The nearly no-budget film was shot in Arizona during 24 days last year. Ferrell said he liked how Rush handled the pressure, the way he kept it at bay. There is a particularly emotional scene deep in the movie when Nick discovers something about his wife that completely unnerves him, and it turned out to be the most difficult one for the actor.

“It was tough, not just from an emotional standpoint, but tough because that was either the second or third day of shooting,” Ferrell recalled. “So here we are in front of a crew that barely knows each other and I have to go from zero to 60 in a type of scene that I’m not used to doing as an actor.

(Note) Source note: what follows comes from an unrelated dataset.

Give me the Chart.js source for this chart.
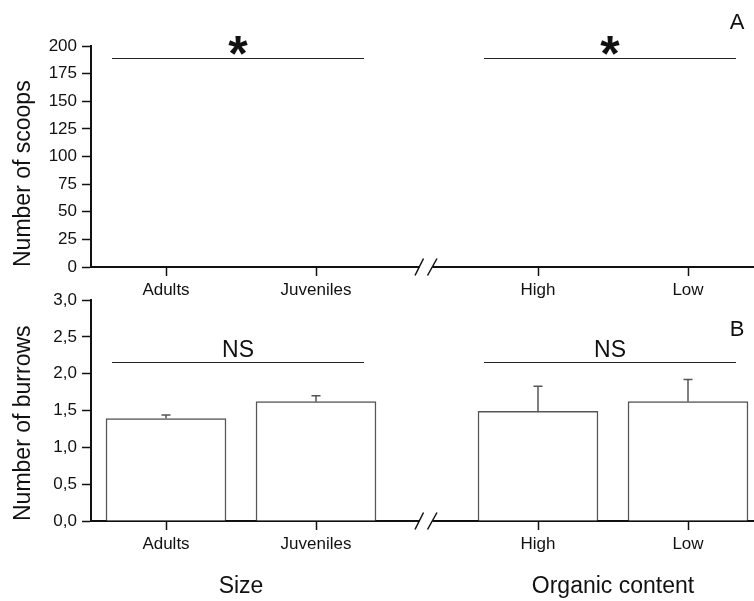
<!DOCTYPE html>
<html lang="en">
<head>
<meta charset="UTF-8">
<title>Scoops and burrows</title>
<script src="https://cdn.jsdelivr.net/npm/chart.js"></script>
<style>
  body { margin: 0; background: #fff; }
  #wrap { position: relative; width: 754px; height: 601px; }
  .panel { position: absolute; left: 0; }
  #panelA { top: 0; }
  #panelB { top: 280px; }
</style>
</head>
<body>
<div id="wrap">
  <div class="panel" id="panelA"><canvas id="chartA" width="754" height="300"></canvas></div>
  <div class="panel" id="panelB"><canvas id="chartB" width="754" height="321"></canvas></div>
</div>
<script>
// categories, two groups of two
const categories = ['Adults', 'Juveniles', 'High', 'Low'];
const groupTitles = ['Size', 'Organic content'];

// panel A - no bars visible in the figure, only the significance marks
const scoopsMeans = [];
const scoopsTicks = ['0', '25', '50', '75', '100', '125', '150', '175', '200'];
const scoopsSigLevel = [189, 189];
const scoopsSigText = ['*', '*'];

// panel B
const burrowMeans = [1.39, 1.62, 1.49, 1.62];
const burrowErrors = [0.05, 0.08, 0.34, 0.30];
const burrowTicks = ['0,0', '0,5', '1,0', '1,5', '2,0', '2,5', '3,0'];
const burrowSigLevel = [2.16, 2.16];
const burrowSigText = ['NS', 'NS'];

const FONT = '"Liberation Sans", Arial, sans-serif';
const INK = '#111';

// x slot of category i (extra gap between the two groups, where the axis is broken)
const groupGap = 0.48;
const slot = i => i + 1 + (i > 1 ? groupGap : 0);

const marks = {
    id: 'marks',
    afterDatasetsDraw(chart, args, o) {
        const { ctx, scales: { x, y }, chartArea } = chart;
        ctx.save();

        // error bars (upper only)
        if (o.errors) {
            const meta = chart.getDatasetMeta(0);
            ctx.strokeStyle = '#555';
            ctx.lineWidth = 1.5;
            meta.data.forEach((bar, i) => {
                const top = y.getPixelForValue(o.means[i] + o.errors[i]);
                ctx.beginPath();
                ctx.moveTo(bar.x, bar.y);
                ctx.lineTo(bar.x, top);
                ctx.moveTo(bar.x - 4.5, top);
                ctx.lineTo(bar.x + 4.5, top);
                ctx.stroke();
            });
        }

        // significance lines + labels
        o.sigLevel.forEach((lvl, g) => {
            const x0 = x.getPixelForValue(slot(2 * g) - 0.36);
            const x1 = x.getPixelForValue(slot(2 * g + 1) + 0.32);
            const yy = Math.round(y.getPixelForValue(lvl)) + 0.5;
            ctx.strokeStyle = '#222';
            ctx.lineWidth = 1.2;
            ctx.beginPath();
            ctx.moveTo(x0, yy);
            ctx.lineTo(x1, yy);
            ctx.stroke();

            ctx.font = o.sigFont;
            ctx.fillStyle = INK;
            ctx.textAlign = 'center';
            ctx.textBaseline = 'alphabetic';
            const m = ctx.measureText(o.sigText[g]);
            const cy = yy - o.sigGap;
            ctx.fillText(o.sigText[g], (x0 + x1) / 2,
                cy + (m.actualBoundingBoxAscent - m.actualBoundingBoxDescent) / 2);
        });

        // axis break "//"
        const bx = x.getPixelForValue((slot(1) + slot(2)) / 2);
        const ay = chartArea.bottom;
        ctx.fillStyle = '#fff';
        ctx.fillRect(bx - 7.5, ay - 2, 13, 4);
        ctx.strokeStyle = INK;
        ctx.lineWidth = 1.5;
        ctx.beginPath();
        ctx.moveTo(bx - 12, ay + 8.5);
        ctx.lineTo(bx - 3.5, ay - 8.5);
        ctx.moveTo(bx + 0.5, ay + 8.5);
        ctx.lineTo(bx + 10, ay - 8.5);
        ctx.stroke();

        // panel letter
        ctx.font = '22px ' + FONT;
        ctx.fillStyle = INK;
        ctx.textAlign = 'center';
        ctx.textBaseline = 'alphabetic';
        ctx.fillText(o.letter, 737, o.letterY);

        // group titles under the x axis
        if (o.groupY) {
            ctx.font = '23px ' + FONT;
            groupTitles.forEach((t, g) => {
                const cx = x.getPixelForValue((slot(2 * g) + slot(2 * g + 1)) / 2);
                ctx.fillText(t, cx, o.groupY);
            });
        }
        ctx.restore();
    }
};

function xScale(axisHeight) {
    return {
        type: 'linear',
        min: 0.5,
        max: 0.5 + 663 / 150,
        offset: false,
        grid: { display: true, drawOnChartArea: false, offset: false, tickLength: 9, tickColor: INK, tickWidth: 1.5 },
        border: { display: true, color: INK, width: 2 },
        afterBuildTicks: s => { s.ticks = categories.map((c, i) => ({ value: slot(i) })); },
        ticks: {
            autoSkip: false, maxRotation: 0, padding: 4, color: INK,
            font: { family: FONT, size: 17 },
            callback: (v, i) => categories[i]
        },
        afterFit: s => { s.height = axisHeight; }
    };
}

function yScale(max, step, labels, title) {
    return {
        type: 'linear',
        min: 0,
        max: max,
        grid: { drawOnChartArea: false, tickLength: 9, tickColor: INK, tickWidth: 1.5 },
        border: { display: true, color: INK, width: 2 },
        ticks: {
            stepSize: step, padding: 5, color: INK,
            font: { family: FONT, size: 17 },
            callback: (v, i) => labels[i]
        },
        title: {
            display: true, text: title, align: 'start', color: INK,
            font: { family: FONT, size: 23 },
            padding: { top: 9.5, bottom: 0 }
        },
        afterFit: s => { s.width = 91; }
    };
}

new Chart(document.getElementById('chartA'), {
    type: 'bar',
    data: {
        datasets: [{
            data: scoopsMeans,
            backgroundColor: '#fff',
            borderColor: '#555',
            borderWidth: 1.5,
            barThickness: 120
        }]
    },
    options: {
        responsive: false,
        animation: false,
        layout: { padding: { top: 46, right: 0, bottom: 0, left: 0 } },
        scales: {
            x: xScale(33),
            y: yScale(200, 25, scoopsTicks, 'Number of scoops')
        },
        plugins: {
            legend: { display: false },
            tooltip: { enabled: false },
            marks: {
                sigLevel: scoopsSigLevel, sigText: scoopsSigText,
                sigFont: 'bold 50px ' + FONT, sigGap: 13,
                letter: 'A', letterY: 28.5
            }
        }
    },
    plugins: [marks]
});

new Chart(document.getElementById('chartB'), {
    type: 'bar',
    data: {
        datasets: [{
            data: burrowMeans.map((m, i) => ({ x: slot(i), y: m })),
            backgroundColor: '#fff',
            borderColor: '#555',
            borderWidth: 1.5,
            barThickness: 120
        }]
    },
    options: {
        responsive: false,
        animation: false,
        layout: { padding: { top: 20, right: 0, bottom: 0, left: 0 } },
        scales: {
            x: xScale(80),
            y: yScale(3, 0.5, burrowTicks, 'Number of burrows')
        },
        plugins: {
            legend: { display: false },
            tooltip: { enabled: false },
            marks: {
                means: burrowMeans, errors: burrowErrors,
                sigLevel: burrowSigLevel, sigText: burrowSigText,
                sigFont: '23px ' + FONT, sigGap: 14.5,
                letter: 'B', letterY: 56, groupY: 313
            }
        }
    },
    plugins: [marks]
});
</script>
</body>
</html>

But Dan took the pressure off by letting me know that whatever emotional level I could hit would be appropriate as long as it was real.”

Rush has a clear sense of how lucky he is to have gotten the film made and with such a high-profile cast. “In the course of making this movie, I’ve watched the walls come tumbling down around the independent film world — it’s getting harder and harder to get a movie like this made,” he said. “But what’s special about Hollywood is when actors love a piece of material, what they are willing to sacrifice.”

Now, of course, comes the Toronto test. Will audiences who love the “Anchorman” brand embrace a darker Ferrell, who spends his time sorting out his belongings — and his life — with a little help from his friends, the best of whom turns out to be the biking, budding entrepreneur Kenny? And will Rush find a buyer for his film?

He’s OK with all the anxiety and the uncertainty while he waits to see how the marketplace answers. Just having the film picked for the festival is almost enough — the last time Rush was in Toronto he was shooting a TV spot for Dell.